Há cenas de forte simbolismo registradas na bem-sucedida operação de retomada da Vila Cruzeiro, na Penha, pelo poder público. Por exemplo, a foto de uma coluna liderada por um blindado da Marinha, seguido por veículos da Polícia Militar, estampada na primeira página de ontem do GLOBO, se conjuga com tomadas inéditas, transmitidas ao vivo pela TV, de hordas de bandidos armados em fuga pelo alto do morro em direção ao Complexo do Alemão, área que se torna uma das últimas grandes trincheiras no Rio desses grupos de criminosos. As imagens trazem causa e efeito: diante de uma operação conjunta do Estado brasileiro — policiais com o suporte de uma das forças armadas —, traficantes e seus fuzis não tiveram alternativa a não ser a fuga em massa, como nunca registrada na cidade.
O problema do tráfico e crimes correlatos na região metropolitana da cidade não foi resolvido na quinta-feira, mas, no plano político e psicológico, foi dado duro recado à marginalidade: o projeto de segurança em aplicação no Rio de Janeiro é para valer, não se esgota nas Unidades de Polícia Pacificadora (UPPs), e ele ganha uma musculatura invejável com a integração de instrumentos de outras instâncias do Estado brasileiro. Neste sentido, os fatos que se desenrolam nos últimos dias vão além deste recado. Constituem-se um divisor de águas na segurança pública brasileira. A sociedade entendeu, e é palpável o apoio popular a este avanço articulado contra o banditismo, feito com planejamento e calma, como tem defendido o secretário de Segurança, José Mariano Beltrame. Assistir à fuga desesperada de bandidos gerou alegria e, ao mesmo tempo, frustração, pois parecia fácil cercá-los no alto da passagem entre as duas comunidades. Mas não era, segundo explicou Beltrame ao GLOBO. Lembremo-nos que a crônica da luta contra o crime no Rio está repleta de ações pirotécnicas de tomadas de áreas, depois devolvidas ao tráfico pela impossibilidade de as polícias mantê-las sob controle.

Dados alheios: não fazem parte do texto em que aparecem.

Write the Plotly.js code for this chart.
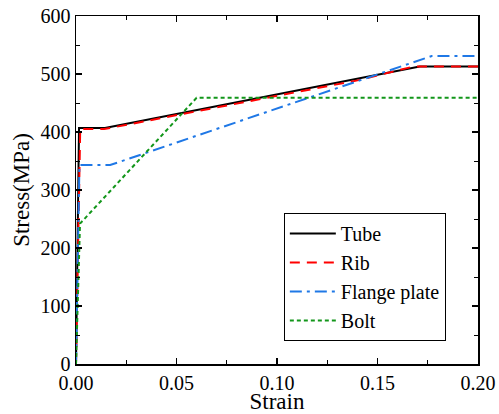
<!DOCTYPE html>
<html><head><meta charset="utf-8">
<script src="https://cdn.plot.ly/plotly-3.0.1.min.js"></script>
<style>body{margin:0;background:#fff}#c{width:499px;height:414px}</style>
</head><body><div id="c"></div>
<script>
const tubeX = [0, 0.0015, 0.0144, 0.171, 0.2];
const tubeY = [0, 407, 407, 513, 513];
const ribX = [0, 0.0021, 0.014, 0.06, 0.1, 0.14, 0.168, 0.2];
const ribY = [0, 405, 405, 436, 462, 489, 513, 513];
const flangeX = [0, 0.0017, 0.017, 0.177, 0.2];
const flangeY = [0, 343, 343, 531, 531];
const boltX = [0, 0.002, 0.06, 0.2];
const boltY = [0, 242, 459, 459];
const names = ["Tube", "Rib", "Flange plate", "Bolt"];

const traces = [
  {x: tubeX, y: tubeY, name: names[0], mode: 'lines', line: {color: '#000000', width: 2}},
  {x: ribX, y: ribY, name: names[1], mode: 'lines', line: {color: '#ff0000', width: 2, dash: '10px,7px'}},
  {x: flangeX, y: flangeY, name: names[2], mode: 'lines', line: {color: '#1f78e6', width: 2, dash: '12px,5px,3px,5px'}},
  {x: boltX, y: boltY, name: names[3], mode: 'lines', line: {color: '#12961a', width: 2, dash: '4px,3px'}}
];
const FAM = 'Liberation Serif, Times New Roman, Times, serif';
const axisCommon = {
  showgrid: false, zeroline: false, showline: true, linecolor: '#000', linewidth: 1.5,
  mirror: 'ticks', ticks: 'inside', ticklen: 6, tickwidth: 1.2, tickcolor: '#000',
  tickfont: {family: FAM, size: 20, color: '#000'}
};
const layout = {
  width: 499, height: 414,
  margin: {l: 76, r: 21, t: 16, b: 50},
  paper_bgcolor: '#fff', plot_bgcolor: '#fff',
  showlegend: true,
  font: {family: FAM, color: '#000'},
  xaxis: Object.assign({}, axisCommon, {
    range: [0, 0.2], dtick: 0.05, tickformat: '.2f',
    minor: {dtick: 0.025, ticks: 'inside', ticklen: 4, tickcolor: '#000', tickwidth: 1},
    title: {text: 'Strain', font: {family: FAM, size: 23, color: '#000'}, standoff: 0}
  }),
  yaxis: Object.assign({}, axisCommon, {
    range: [0, 600], dtick: 100,
    minor: {dtick: 50, ticks: 'inside', ticklen: 4, tickcolor: '#000', tickwidth: 1},
    title: {text: 'Stress(MPa)', font: {family: FAM, size: 23, color: '#000'}, standoff: 4}
  }),
  legend: {
    x: 0.517, y: 0.434, xanchor: 'left', yanchor: 'top',
    bgcolor: '#fff', bordercolor: '#000', borderwidth: 1,
    font: {family: FAM, size: 20, color: '#000'},
    itemwidth: 46,
    tracegroupgap: 0
  }
};
Plotly.newPlot('c', traces, layout, {displayModeBar: false, staticPlot: true});
</script>
</body></html>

Destaque-se, ainda, a participação do Tribunal de Justiça do Rio, parte relevante da operação conjunta do Estado, ao aceitar transferir mais presos perigosos para fora do Estado e qualquer detido nos atos de terror, de destruição de veículos nas ruas.
As autoridades não podem perder este momento especial e inédito. Ficou provado que as Forças Armadas têm condições de ajudar bastante no apoio logístico, tópico, nesta guerra, em que está em jogo o estado de direito democrático. A atuação na operação de policiais federais, a cessão de 800 soldados de elite do Exército — vários com experiência em favelas do Haiti —, para o cerco do Complexo do Alemão, a mobilização de mais carros blindados para o transporte de soldados do Bope e helicópteros da Aeronáutica, tudo isto está dentro desta acertada percepção. "Mudou o paradigma", declarou ontem, no Rio, o ministro da Defesa, Nelson Jobim. E a sociedade agradece.
Há muito o tráfico deixou de ser uma questão de segurança pública simples. Já foi no passado, mas, no caso do Rio, uma longa sucessão de governos incompetentes e populistas permitiu o enraizamento de quadrilhas na região metropolitana. Ao mesmo tempo, a corrupção, que chegou à alta hierarquia da Secretaria de Segurança, praticamente extinguiu o poder público como força repressora do crime. Tantos desmandos só poderiam desaguar nesta situação, cujo enfrentamento tem de ser de todos — sociedade e Estado.